In many of the attempts I have seen for similar problems, the hypercube is scaled by a factor of $2$ and centered at the origin.
Here are some posts regarding the Putnam and a discussion for the case when $k = 2$ for all values of $n$.
I would also be grateful for intuition regarding why the maximum radius increases and decreases with square roots when the dimension of the ball and cube are changed.

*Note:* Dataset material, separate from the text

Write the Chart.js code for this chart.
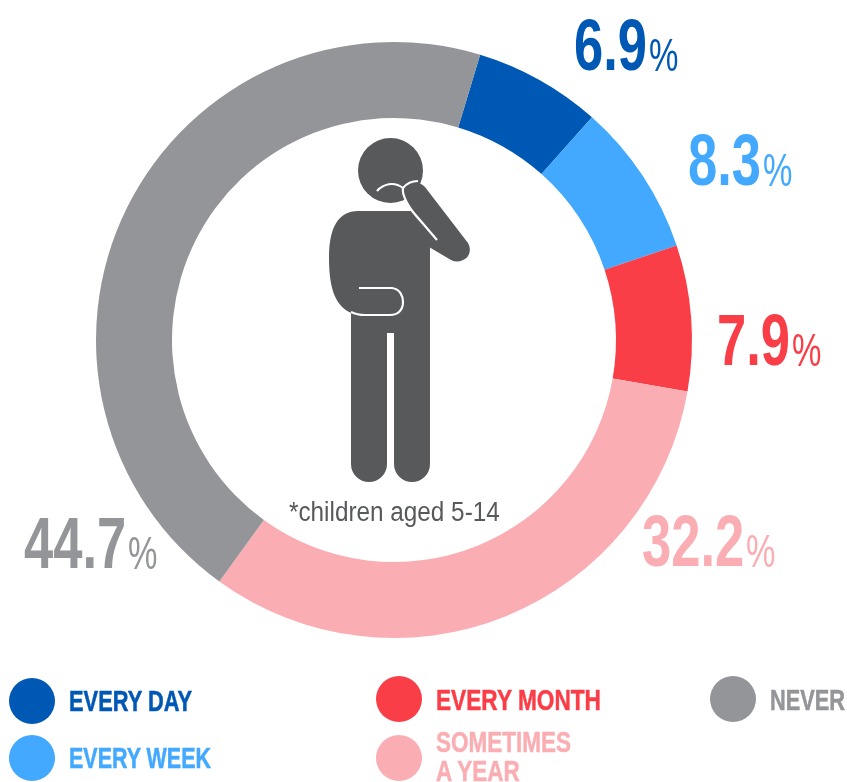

Like you said, it's easiest to consider the cube $[-1,1]^n$. I'll try to generalize the argument made in the link you submitted. We can assume by symmetry that the center of the sphere is the origin. Consider a $k-1$ sphere in $k-1$ spherical coordinates $\theta_i$ for $i=1,k-1$ with the range of $\theta_{k-1}$ being $[0,2\pi)$ and each other having range $[0,\pi]$, and a radius of $r$. For any orthonormal set $\{x^i\}_{i=1}^k$ of vectors in $\Bbb{R}^n$ the sphere can be parametrized as
$$S(\theta_1,\ldots,\theta_{k-1}) = r(\cos(\theta_1)x^1 + \sin(\theta_1)\cos(\theta_2)x^2+\cdots+\sin(\theta_1)\sin(\theta_2)\cdots\cos(\theta_{k-1})x^{k-1}\\ +\sin(\theta_1)\cdots\sin(\theta_{k-1})x^{k})$$
Each component of this must lie in $[-1,1]$. Let $x^j_i = \langle e_i,x^j\rangle$ be the $i$th component of $x^j$. The $i$th component of $S$ is then $$S_i = r(\cos(\theta_1)x^1_i + \sin(\theta_1)\cos(\theta_2)x^2_i+\cdots+\sin(\theta_1)\sin(\theta_2)\cdots\cos(\theta_{k-1})x^{k-1}_i\\ +\sin(\theta_1)\cdots\sin(\theta_{k-1})x^{k}_i)$$
This can be written as $r\langle x_i^T, \Theta\rangle$ where $\Theta = (\cos\theta_1,\dots, \sin\theta_1\dots\sin\theta_{k-1})$. We have $||\Theta|| = 1$. Thus by the identity $\langle x,y\rangle = ||x|| ||y|| \cos(\theta) $ and the fact that $\Theta$ ranges over the entire sphere (hence $\theta$ can take the value $0$) we get $r||x|| \le 1 $ in order to fit inside the interval $[-1,1]$ and this gives $$\sum_{j=1}^k (x_i^j)^2 \le \frac{1}{r^2}.$$ Summing over $i$ gives $$\sum_{i=1}^n\sum_{j=1}^k (x_i^j)^2 \le \frac{n}{r^2}$$ and by changing the order or summation and using orthonormality we get $$k\le \frac n {r^2}$$ or, as desired $$r\le \sqrt\frac{n}{k}.$$
Scaling back down to a unit cube gives the bound that you proposed.
EDIT:
I was originally wrong about the way of attaining the bound. Googling the answer I found an article which proved a slightly general result: it's an interesting read.